In operation, a flight deck crew member uses the control unit 60 to select one of: ambient air, a mixture of ambient air and oxygen, one hundred percent oxygen, and high pressure oxygen to be sent to the mask 22. The control unit 60 sends signals to one or more of the selector valve 50, bypass valve 58, and the regulator 18 in order to provide the selected mixture of gases to the flight deck oxygen mask 22. Under normal conditions, there is no flow of pressurized oxygen through the tubing 26. When the flow control unit 24 senses decompression of the aircraft, the flow control unit 24 is activated. Oxygen will flow to all passenger cabin oxygen masks 28 via the tubing 26. The oxygen will be provided from either an onboard oxygen generating system (OBOGS) 42 or a stand-by oxygen supply 44 depending on the position of the selector valve 50.

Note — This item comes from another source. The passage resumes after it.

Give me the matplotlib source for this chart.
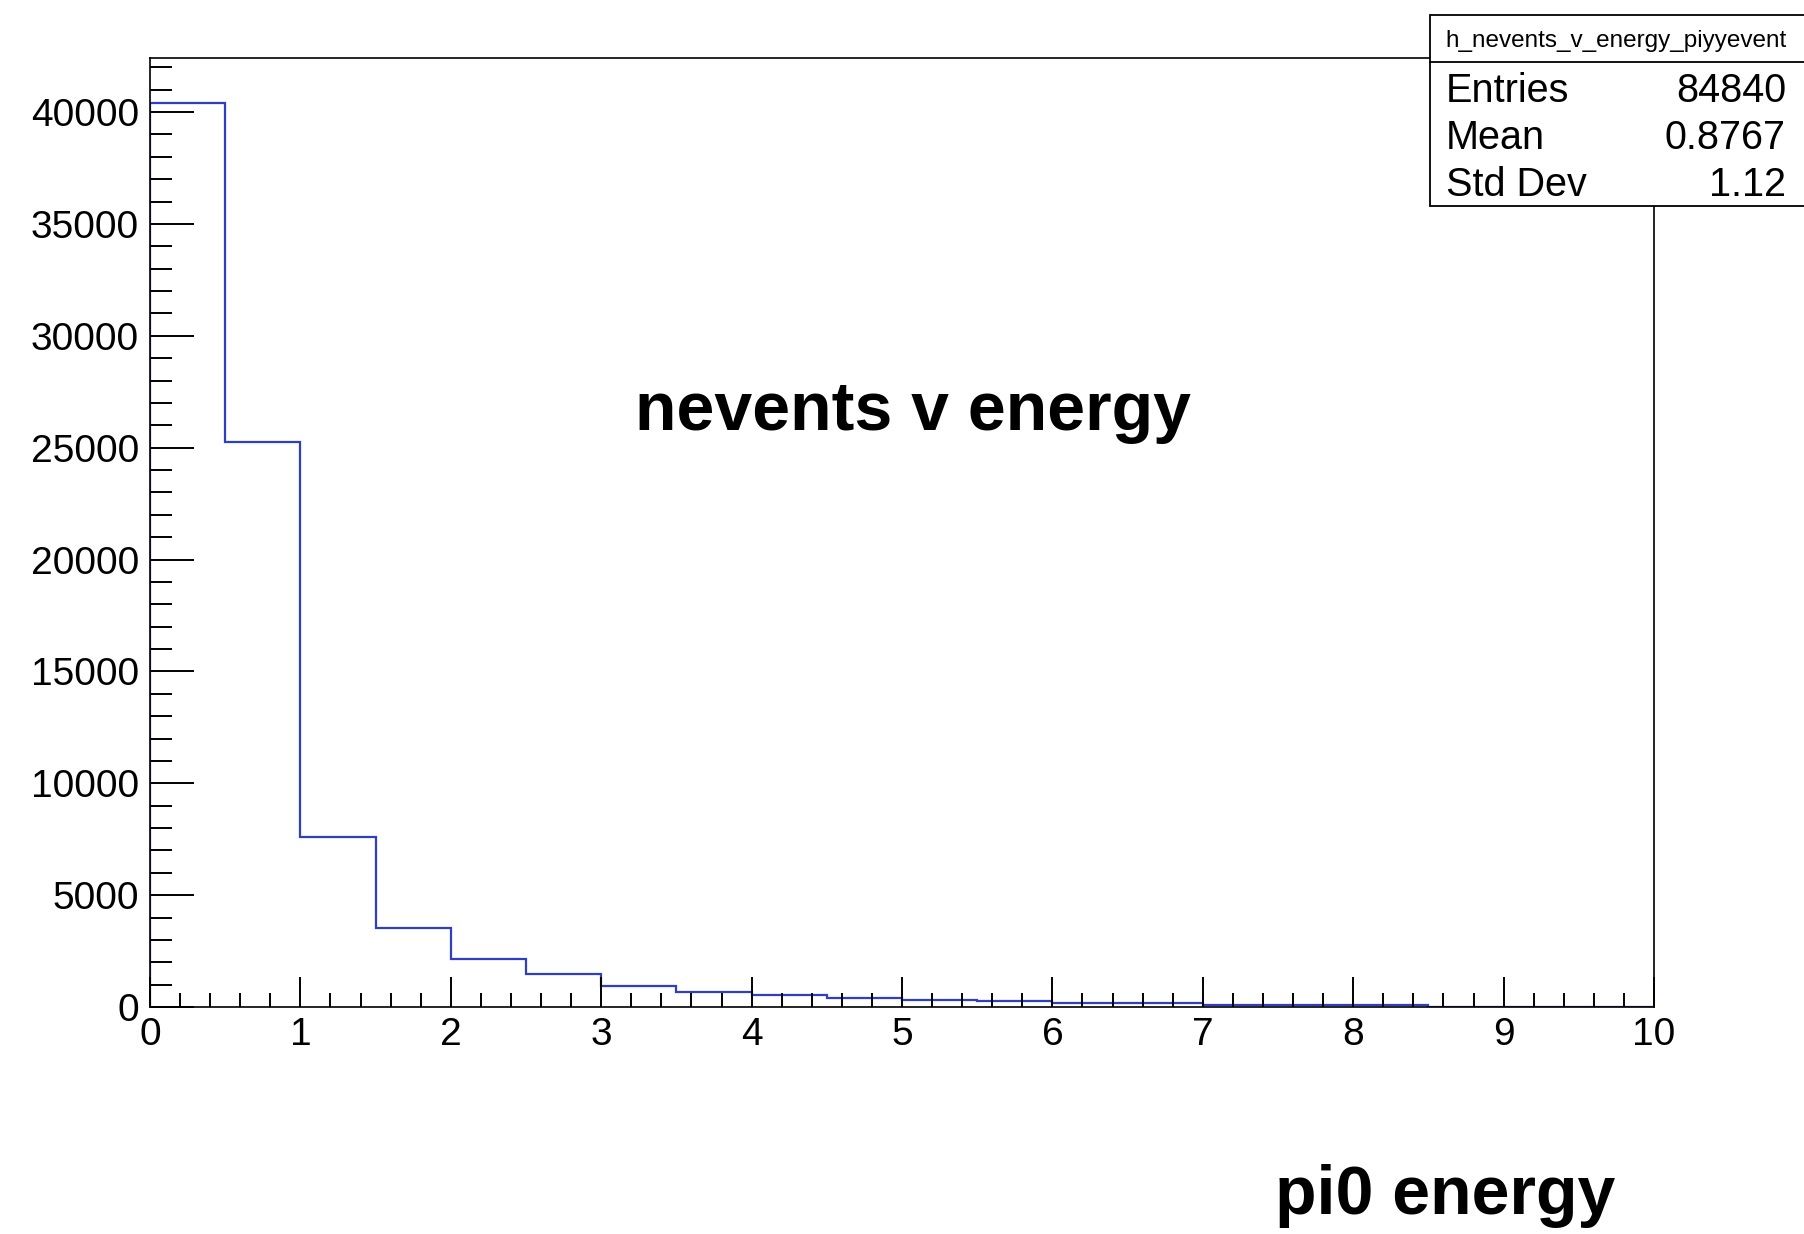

The system 10 provides a single supplemental oxygen system for an aircraft. The system 10 allows one to remove the existing passenger oxygen system since the system 10 provides emergency oxygen to both the flight deck and the passenger cabin. The system 10 uses two different types of regulators. One regulator provides a continuous supply of oxygen at a predetermined range while the system downstream of the second regulator is not pressurized unless the second regulator is activated.

While embodiments of the disclosure have been described in terms of various specific embodiments, those skilled in the art will recognize that the embodiments of the disclosure can be practiced with modifications within the spirit and scope of the claims.